Cortical Segmentation of Syllables
Authors: Harald Höge
Abstract:
In the early times of automatic speech recognition, bottom-up segmenting of speech into syllables has been investigated. But this approach was not competitive to current solutions. Recent cortical measurements lead to the conclusion, that evolution has found a neural implementation, which perform reliably a bottom-up segmentation of the auditory signal into syllables. This segmentation is based on θ – oscillations, where the duration and position of each syllable is related to the duration and position of each cycle of the θ-oscillations [6]. For transporting information and steering rhythmic tasks, θ oscillations were observed in many locations of the brain, especially in the thalamus.
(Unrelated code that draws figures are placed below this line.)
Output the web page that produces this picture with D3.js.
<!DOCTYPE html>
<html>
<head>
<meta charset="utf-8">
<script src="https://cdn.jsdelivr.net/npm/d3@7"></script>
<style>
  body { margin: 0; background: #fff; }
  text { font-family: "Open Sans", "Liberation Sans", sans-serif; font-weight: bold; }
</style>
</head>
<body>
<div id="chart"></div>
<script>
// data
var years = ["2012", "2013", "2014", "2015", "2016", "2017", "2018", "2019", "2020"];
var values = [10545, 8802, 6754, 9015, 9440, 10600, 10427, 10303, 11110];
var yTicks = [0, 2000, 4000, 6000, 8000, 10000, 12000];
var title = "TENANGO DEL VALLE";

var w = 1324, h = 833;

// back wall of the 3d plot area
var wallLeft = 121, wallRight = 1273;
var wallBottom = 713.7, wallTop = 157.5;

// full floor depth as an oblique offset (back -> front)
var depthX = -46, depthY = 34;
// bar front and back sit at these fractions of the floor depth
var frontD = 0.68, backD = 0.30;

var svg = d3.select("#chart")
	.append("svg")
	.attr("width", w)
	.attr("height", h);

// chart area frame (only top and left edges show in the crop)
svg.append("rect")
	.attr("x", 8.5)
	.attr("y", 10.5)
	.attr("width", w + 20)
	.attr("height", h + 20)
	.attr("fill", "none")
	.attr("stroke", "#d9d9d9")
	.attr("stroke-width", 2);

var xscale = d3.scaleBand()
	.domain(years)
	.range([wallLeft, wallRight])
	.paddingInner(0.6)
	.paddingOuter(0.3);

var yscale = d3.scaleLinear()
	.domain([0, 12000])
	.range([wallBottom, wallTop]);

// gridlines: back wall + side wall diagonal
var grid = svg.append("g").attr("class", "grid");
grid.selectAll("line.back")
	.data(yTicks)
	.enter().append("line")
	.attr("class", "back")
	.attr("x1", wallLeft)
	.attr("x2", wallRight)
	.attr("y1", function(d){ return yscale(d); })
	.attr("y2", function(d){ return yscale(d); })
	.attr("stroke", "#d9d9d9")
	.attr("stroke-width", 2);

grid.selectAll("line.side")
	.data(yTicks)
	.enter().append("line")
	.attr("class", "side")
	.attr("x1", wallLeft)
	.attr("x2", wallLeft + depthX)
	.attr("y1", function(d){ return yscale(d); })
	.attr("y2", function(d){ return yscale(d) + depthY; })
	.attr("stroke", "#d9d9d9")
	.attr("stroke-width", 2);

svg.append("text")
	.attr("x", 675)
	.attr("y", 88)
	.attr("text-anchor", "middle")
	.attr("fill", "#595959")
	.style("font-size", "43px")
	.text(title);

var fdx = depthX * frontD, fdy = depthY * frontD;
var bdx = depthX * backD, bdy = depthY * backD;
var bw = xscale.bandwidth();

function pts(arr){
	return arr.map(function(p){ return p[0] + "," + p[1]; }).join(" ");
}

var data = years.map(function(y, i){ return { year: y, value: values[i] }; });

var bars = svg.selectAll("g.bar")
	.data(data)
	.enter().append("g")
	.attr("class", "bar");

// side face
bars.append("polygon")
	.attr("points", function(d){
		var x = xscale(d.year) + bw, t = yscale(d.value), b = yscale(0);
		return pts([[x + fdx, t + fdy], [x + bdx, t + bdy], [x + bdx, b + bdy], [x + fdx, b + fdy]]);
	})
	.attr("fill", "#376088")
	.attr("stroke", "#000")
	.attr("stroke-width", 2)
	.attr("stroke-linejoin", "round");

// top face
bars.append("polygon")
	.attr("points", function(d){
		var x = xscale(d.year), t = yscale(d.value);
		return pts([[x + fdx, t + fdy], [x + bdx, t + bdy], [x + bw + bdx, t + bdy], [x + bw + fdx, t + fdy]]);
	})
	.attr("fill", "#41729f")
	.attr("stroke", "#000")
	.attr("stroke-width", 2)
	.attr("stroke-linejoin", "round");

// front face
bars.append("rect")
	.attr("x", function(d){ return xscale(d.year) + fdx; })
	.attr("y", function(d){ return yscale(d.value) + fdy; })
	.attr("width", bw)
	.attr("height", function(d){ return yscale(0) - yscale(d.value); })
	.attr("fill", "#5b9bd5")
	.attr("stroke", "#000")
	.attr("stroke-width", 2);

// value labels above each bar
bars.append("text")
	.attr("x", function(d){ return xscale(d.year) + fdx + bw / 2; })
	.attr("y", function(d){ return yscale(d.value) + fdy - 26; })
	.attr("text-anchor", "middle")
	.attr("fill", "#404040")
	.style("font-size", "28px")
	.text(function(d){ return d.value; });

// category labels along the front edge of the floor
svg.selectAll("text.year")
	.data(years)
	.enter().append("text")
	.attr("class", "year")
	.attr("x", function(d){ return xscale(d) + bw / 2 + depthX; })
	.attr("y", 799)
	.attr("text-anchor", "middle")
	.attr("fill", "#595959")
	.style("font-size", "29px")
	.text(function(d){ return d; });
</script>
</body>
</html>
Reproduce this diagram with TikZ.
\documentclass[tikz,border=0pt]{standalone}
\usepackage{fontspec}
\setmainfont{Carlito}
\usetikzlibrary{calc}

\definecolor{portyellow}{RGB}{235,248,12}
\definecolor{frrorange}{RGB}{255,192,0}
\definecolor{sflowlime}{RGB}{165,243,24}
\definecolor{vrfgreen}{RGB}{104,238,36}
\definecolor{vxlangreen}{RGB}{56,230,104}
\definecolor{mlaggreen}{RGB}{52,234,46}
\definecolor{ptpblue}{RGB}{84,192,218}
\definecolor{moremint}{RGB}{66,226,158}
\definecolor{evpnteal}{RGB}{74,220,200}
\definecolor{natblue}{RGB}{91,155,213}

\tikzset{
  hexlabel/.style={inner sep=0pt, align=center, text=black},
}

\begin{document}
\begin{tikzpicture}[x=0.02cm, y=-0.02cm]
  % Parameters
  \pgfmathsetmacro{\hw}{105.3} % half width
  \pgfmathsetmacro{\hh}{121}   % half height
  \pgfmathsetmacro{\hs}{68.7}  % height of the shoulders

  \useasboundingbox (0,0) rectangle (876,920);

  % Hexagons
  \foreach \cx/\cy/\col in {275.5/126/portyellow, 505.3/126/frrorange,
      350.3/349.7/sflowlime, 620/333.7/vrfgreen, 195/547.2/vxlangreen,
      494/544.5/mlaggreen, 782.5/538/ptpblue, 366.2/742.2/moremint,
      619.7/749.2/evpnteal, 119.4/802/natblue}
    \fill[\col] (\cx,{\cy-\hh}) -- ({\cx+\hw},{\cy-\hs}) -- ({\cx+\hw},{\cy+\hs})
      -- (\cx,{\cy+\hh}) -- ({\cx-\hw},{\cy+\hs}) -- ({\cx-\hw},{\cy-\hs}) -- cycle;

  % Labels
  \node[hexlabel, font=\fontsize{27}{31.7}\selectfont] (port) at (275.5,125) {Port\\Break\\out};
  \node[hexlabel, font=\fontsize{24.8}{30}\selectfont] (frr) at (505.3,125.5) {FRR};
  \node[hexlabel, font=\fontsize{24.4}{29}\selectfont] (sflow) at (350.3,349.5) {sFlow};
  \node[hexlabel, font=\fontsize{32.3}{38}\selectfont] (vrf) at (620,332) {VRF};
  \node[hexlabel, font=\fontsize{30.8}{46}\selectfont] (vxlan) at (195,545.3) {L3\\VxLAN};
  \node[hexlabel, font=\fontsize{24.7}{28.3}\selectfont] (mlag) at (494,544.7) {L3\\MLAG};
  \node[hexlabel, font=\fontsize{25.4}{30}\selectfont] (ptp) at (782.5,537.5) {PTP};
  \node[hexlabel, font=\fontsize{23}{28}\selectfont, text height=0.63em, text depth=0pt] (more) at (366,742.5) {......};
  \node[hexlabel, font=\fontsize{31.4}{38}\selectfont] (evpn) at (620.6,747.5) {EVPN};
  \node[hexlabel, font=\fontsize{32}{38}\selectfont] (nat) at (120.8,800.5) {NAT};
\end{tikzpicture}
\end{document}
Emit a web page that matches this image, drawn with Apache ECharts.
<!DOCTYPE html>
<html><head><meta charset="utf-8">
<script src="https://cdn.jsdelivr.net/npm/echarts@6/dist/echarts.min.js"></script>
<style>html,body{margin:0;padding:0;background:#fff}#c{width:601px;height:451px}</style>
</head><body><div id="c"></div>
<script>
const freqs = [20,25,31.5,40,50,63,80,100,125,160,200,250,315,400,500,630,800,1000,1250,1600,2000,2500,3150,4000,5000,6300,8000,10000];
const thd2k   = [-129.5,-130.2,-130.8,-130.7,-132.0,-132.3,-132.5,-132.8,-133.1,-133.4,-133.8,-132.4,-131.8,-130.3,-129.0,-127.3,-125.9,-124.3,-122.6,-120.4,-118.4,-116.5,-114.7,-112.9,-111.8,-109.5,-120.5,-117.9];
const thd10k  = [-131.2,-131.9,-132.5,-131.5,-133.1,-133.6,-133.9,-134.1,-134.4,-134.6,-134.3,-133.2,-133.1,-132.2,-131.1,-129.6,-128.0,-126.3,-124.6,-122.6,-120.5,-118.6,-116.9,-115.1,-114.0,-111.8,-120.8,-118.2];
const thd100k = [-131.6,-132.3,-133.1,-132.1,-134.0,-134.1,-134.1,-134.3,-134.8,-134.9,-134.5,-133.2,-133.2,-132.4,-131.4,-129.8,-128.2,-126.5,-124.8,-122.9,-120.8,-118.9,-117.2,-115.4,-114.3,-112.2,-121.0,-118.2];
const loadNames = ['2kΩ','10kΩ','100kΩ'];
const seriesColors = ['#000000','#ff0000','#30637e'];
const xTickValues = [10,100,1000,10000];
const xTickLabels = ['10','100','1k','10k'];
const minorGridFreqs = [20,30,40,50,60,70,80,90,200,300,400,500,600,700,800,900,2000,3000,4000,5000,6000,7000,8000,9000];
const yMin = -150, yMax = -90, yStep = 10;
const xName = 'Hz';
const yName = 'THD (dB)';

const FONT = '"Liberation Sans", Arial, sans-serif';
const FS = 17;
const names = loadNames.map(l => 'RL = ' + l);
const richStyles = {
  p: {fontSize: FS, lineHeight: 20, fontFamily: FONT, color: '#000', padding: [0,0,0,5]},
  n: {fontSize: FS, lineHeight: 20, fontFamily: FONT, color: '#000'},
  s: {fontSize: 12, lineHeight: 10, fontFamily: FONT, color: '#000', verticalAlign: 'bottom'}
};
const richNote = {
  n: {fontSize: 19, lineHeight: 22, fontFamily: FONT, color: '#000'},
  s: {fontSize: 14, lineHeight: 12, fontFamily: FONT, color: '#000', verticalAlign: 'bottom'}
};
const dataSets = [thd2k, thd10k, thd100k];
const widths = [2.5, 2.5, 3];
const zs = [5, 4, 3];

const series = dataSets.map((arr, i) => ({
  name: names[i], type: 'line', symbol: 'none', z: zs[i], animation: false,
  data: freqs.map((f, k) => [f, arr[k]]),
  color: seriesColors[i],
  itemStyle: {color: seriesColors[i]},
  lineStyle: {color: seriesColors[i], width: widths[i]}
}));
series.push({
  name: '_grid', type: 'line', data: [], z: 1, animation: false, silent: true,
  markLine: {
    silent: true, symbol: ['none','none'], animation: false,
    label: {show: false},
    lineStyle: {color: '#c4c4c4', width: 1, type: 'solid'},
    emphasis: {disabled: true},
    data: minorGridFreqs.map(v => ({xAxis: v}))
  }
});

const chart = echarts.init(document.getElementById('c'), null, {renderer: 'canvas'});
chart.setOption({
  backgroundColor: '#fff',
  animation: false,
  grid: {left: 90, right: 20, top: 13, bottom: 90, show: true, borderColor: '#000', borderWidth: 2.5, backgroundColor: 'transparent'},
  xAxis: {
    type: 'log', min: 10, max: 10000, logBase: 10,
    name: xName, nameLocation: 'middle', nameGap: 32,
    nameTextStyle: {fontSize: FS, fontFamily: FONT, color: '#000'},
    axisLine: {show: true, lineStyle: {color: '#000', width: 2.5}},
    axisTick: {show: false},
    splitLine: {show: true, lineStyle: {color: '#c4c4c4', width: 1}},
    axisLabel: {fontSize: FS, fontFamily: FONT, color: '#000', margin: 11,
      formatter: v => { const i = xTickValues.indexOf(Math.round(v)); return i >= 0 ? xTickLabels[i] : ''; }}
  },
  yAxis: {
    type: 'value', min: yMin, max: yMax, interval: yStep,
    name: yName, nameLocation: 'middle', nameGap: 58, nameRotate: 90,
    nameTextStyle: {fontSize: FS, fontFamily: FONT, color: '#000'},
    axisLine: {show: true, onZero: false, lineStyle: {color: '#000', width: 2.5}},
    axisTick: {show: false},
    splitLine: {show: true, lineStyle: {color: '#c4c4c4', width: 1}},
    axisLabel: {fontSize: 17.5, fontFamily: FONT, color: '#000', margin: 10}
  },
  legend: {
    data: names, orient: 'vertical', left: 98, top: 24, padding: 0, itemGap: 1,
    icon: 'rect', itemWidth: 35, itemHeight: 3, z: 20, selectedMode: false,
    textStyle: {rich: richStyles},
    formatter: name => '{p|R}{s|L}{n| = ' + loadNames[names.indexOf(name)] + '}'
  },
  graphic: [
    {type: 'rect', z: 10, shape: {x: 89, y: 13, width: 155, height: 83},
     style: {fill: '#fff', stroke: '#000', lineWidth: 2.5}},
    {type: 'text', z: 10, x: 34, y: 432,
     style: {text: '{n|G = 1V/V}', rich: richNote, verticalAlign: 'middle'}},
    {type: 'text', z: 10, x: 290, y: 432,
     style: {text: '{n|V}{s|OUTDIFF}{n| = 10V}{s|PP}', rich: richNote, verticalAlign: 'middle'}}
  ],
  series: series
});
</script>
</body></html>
Yet, nor the cortical location of the θ-oscillator for segmentation of syllables, nor the implementation of the θ-oscillator itself is known. Neural models of θ-oscillators for syllable segmentation are scarce. We follow the approach [9], where the θ-oscillator is built up by PING microcircuits. In [9] these PINGs are driven by the sum of auditory signals given in each critical band (CB). In this paper this approach is extended by using onset edge features extracted in CBs. First experiments showed that the CB-PINGs deliver spikes related to the onset of syllables, which corresponds to a specific phase of the θ-cycles. The timing of the spikes from the CB-PINGs differs slightly. By interconnecting appropriate CB- PINGs, it seems possible to reduce the differences leading to a `unified’ θ-oscillation.